● THE EXERCISE
Only the lines from the top of the listing below to the line that has "(planned) at (725,232)" should be echoed, with both ends kept and pictures left out.

— BEGIN PROVIDED MATERIAL —

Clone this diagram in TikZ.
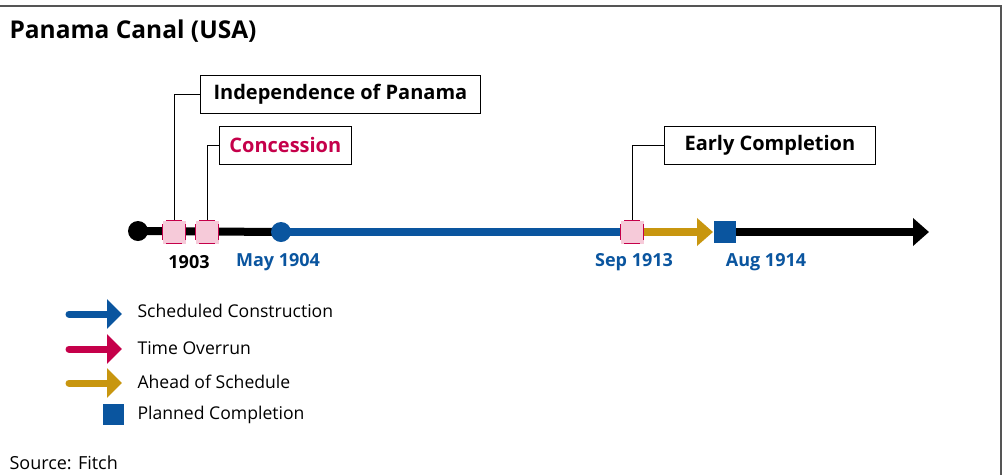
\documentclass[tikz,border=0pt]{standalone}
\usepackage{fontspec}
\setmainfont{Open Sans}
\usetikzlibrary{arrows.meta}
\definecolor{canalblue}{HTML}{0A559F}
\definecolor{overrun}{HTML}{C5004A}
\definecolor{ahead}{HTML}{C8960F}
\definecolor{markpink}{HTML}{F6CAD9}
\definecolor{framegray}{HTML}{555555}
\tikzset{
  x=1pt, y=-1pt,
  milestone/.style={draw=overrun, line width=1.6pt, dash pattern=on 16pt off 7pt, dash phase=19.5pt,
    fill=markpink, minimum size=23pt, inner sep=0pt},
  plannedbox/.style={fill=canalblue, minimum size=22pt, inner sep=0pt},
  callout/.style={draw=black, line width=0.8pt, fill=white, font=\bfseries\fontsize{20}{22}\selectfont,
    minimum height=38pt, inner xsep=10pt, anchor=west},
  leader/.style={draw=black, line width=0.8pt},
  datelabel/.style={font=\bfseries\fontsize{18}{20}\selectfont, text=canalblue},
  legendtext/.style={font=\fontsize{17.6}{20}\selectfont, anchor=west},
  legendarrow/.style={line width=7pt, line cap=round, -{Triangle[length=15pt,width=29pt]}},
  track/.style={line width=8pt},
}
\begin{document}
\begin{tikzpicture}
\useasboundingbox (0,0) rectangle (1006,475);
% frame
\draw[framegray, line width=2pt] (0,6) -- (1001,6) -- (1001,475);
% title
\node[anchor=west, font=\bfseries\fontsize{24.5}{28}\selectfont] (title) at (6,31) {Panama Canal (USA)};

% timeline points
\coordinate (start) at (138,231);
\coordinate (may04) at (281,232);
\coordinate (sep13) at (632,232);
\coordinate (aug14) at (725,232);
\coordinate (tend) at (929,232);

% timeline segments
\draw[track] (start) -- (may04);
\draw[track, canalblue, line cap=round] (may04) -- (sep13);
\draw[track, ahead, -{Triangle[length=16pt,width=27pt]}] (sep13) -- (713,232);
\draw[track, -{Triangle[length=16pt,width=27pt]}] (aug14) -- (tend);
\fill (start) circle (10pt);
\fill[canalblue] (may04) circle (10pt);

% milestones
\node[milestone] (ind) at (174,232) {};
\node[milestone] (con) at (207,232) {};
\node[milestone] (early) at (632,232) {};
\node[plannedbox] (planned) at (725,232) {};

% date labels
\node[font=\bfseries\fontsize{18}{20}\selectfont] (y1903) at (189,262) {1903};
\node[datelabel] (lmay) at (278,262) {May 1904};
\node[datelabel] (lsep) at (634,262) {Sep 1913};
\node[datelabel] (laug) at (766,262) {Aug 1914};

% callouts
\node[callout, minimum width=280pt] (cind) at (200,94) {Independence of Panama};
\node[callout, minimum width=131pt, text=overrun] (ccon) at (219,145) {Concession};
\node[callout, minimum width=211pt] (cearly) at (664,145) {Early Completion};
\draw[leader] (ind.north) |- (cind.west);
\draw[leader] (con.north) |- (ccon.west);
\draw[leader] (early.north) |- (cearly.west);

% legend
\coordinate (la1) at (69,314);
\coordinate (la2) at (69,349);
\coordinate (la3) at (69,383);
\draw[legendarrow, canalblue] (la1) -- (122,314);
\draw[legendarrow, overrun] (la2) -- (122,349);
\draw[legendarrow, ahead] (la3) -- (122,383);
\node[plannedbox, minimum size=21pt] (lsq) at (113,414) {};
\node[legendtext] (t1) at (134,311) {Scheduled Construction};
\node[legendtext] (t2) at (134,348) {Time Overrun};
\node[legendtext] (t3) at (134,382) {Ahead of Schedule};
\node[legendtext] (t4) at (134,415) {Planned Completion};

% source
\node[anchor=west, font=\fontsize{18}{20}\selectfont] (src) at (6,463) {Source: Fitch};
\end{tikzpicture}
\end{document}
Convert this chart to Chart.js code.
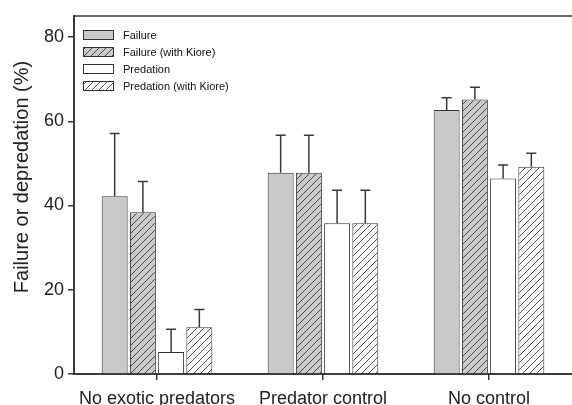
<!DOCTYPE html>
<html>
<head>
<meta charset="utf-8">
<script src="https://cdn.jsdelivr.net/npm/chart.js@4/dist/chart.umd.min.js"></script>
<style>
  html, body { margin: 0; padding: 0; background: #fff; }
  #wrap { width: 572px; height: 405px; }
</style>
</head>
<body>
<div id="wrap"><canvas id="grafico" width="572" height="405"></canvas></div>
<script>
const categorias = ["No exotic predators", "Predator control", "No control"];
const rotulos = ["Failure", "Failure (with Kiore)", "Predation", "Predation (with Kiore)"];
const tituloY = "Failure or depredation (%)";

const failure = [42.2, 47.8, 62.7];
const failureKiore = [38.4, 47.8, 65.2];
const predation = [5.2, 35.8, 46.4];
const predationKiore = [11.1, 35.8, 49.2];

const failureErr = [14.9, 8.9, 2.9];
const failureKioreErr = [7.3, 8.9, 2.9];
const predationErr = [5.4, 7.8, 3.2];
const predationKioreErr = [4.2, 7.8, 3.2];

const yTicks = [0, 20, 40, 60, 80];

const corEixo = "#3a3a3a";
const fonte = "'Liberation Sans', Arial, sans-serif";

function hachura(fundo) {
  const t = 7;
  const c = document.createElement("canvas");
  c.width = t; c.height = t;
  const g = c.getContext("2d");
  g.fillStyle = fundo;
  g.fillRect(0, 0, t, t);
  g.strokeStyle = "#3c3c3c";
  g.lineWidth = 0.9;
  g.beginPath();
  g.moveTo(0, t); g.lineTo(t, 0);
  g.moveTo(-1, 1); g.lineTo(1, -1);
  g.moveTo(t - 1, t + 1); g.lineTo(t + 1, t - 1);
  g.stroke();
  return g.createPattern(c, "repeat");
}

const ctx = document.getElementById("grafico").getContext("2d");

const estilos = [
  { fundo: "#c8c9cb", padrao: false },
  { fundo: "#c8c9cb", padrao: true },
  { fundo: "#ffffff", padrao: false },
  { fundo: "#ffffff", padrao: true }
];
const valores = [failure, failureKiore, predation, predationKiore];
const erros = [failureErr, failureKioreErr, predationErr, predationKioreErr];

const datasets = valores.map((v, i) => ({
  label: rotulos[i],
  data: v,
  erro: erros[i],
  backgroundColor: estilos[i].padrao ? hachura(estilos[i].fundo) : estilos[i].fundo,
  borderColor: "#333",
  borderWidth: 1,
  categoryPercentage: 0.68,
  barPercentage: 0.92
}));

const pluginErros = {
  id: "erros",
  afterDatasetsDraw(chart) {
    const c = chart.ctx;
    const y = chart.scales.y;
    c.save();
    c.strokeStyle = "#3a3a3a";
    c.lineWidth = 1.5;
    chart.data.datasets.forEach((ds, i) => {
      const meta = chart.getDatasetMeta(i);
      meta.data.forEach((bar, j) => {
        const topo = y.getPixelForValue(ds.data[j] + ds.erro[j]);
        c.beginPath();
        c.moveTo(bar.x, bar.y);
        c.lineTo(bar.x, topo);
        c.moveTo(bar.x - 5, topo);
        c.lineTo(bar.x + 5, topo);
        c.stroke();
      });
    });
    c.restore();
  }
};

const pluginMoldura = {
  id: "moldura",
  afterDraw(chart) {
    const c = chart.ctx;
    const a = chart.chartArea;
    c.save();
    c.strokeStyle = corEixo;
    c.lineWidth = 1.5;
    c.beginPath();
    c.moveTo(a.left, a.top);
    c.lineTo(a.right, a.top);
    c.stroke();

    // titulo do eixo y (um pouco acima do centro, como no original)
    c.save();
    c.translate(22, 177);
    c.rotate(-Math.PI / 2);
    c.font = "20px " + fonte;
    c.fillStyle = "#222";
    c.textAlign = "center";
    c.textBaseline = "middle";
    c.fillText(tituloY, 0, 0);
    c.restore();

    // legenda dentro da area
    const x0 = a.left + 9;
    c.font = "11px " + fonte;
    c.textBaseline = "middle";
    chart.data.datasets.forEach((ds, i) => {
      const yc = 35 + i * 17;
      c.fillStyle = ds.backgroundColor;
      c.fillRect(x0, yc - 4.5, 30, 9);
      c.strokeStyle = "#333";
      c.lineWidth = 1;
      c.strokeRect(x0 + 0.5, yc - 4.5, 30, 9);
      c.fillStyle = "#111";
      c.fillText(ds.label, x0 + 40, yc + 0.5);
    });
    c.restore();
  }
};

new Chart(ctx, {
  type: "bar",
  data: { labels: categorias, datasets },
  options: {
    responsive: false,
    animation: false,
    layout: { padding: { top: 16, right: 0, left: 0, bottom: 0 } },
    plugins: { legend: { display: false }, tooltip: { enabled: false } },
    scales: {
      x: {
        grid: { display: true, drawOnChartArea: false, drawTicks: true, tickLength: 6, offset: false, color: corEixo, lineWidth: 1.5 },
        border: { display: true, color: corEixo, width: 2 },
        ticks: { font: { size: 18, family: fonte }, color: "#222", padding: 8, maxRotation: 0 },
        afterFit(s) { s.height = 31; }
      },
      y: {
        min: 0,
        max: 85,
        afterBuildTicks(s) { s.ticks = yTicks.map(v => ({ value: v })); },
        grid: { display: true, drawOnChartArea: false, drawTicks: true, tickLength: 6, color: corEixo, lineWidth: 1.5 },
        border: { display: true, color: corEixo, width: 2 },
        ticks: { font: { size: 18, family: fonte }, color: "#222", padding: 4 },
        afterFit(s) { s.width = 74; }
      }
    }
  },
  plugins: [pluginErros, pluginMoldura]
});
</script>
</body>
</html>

— END PROVIDED MATERIAL —

● EXPECTED OUTPUT
Clone this diagram in TikZ.
\documentclass[tikz,border=0pt]{standalone}
\usepackage{fontspec}
\setmainfont{Open Sans}
\usetikzlibrary{arrows.meta}
\definecolor{canalblue}{HTML}{0A559F}
\definecolor{overrun}{HTML}{C5004A}
\definecolor{ahead}{HTML}{C8960F}
\definecolor{markpink}{HTML}{F6CAD9}
\definecolor{framegray}{HTML}{555555}
\tikzset{
  x=1pt, y=-1pt,
  milestone/.style={draw=overrun, line width=1.6pt, dash pattern=on 16pt off 7pt, dash phase=19.5pt,
    fill=markpink, minimum size=23pt, inner sep=0pt},
  plannedbox/.style={fill=canalblue, minimum size=22pt, inner sep=0pt},
  callout/.style={draw=black, line width=0.8pt, fill=white, font=\bfseries\fontsize{20}{22}\selectfont,
    minimum height=38pt, inner xsep=10pt, anchor=west},
  leader/.style={draw=black, line width=0.8pt},
  datelabel/.style={font=\bfseries\fontsize{18}{20}\selectfont, text=canalblue},
  legendtext/.style={font=\fontsize{17.6}{20}\selectfont, anchor=west},
  legendarrow/.style={line width=7pt, line cap=round, -{Triangle[length=15pt,width=29pt]}},
  track/.style={line width=8pt},
}
\begin{document}
\begin{tikzpicture}
\useasboundingbox (0,0) rectangle (1006,475);
% frame
\draw[framegray, line width=2pt] (0,6) -- (1001,6) -- (1001,475);
% title
\node[anchor=west, font=\bfseries\fontsize{24.5}{28}\selectfont] (title) at (6,31) {Panama Canal (USA)};

% timeline points
\coordinate (start) at (138,231);
\coordinate (may04) at (281,232);
\coordinate (sep13) at (632,232);
\coordinate (aug14) at (725,232);
\coordinate (tend) at (929,232);

% timeline segments
\draw[track] (start) -- (may04);
\draw[track, canalblue, line cap=round] (may04) -- (sep13);
\draw[track, ahead, -{Triangle[length=16pt,width=27pt]}] (sep13) -- (713,232);
\draw[track, -{Triangle[length=16pt,width=27pt]}] (aug14) -- (tend);
\fill (start) circle (10pt);
\fill[canalblue] (may04) circle (10pt);

% milestones
\node[milestone] (ind) at (174,232) {};
\node[milestone] (con) at (207,232) {};
\node[milestone] (early) at (632,232) {};
\node[plannedbox] (planned) at (725,232) {};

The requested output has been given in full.